Contractual Provisions- SUMMARY

SUMMARY

  1. Not all annuities are created equal.
  2. Both advisor and consumer should know how their annuity works.
  3. An advisor should ascertain a client’s tolerance for risk, time horizon, and needs.
  4. While an incorrect financial decision can soften with time, the senior has less time than a younger consumer and an advisor must be particularly careful with a senior.
  5. Crisis waivers, while not readily available on every annuity contract, can waive surrender penalties if certain conditions arise.
  6. Stretch IRAs allow a beneficiary to stretch payments, lessen current taxes due, and continue tax deferral.
  7. Many annuities offer a 10% free annual withdrawal each policy year after the first year.
  8. Annuitization allows for payments to be paid for X years like 10 years or for as long as one lives or as long as the surviving spouse lives.
  9. The renewal rate history of a given product can be provided to you by the insurer.
  10. Renewal rates for many fixed annuities can be based on either portfolio or the new money rate.
  11. An annuity is the only financial instrument that can provide a minimum guaranteed interest rate for the life of the policy.

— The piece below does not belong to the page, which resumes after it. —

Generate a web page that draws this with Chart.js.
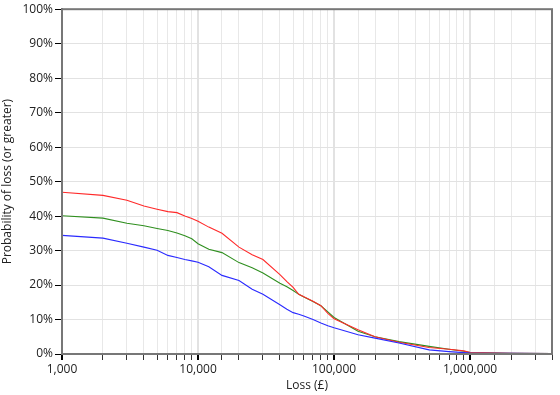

  12. FIAs can give you a percentage of the index gains and none of the losses instead of 100% of the gains and 100% of the losses.
  13. FIA earnings are based on crediting methods like annual reset, high water mark, point-to-point, and are based on the cap, if any, the participation rate, and the spread, if any.
  14. You cannot know which FIA is the best annuity at the onset since different crediting methods produce different results in different market conditions.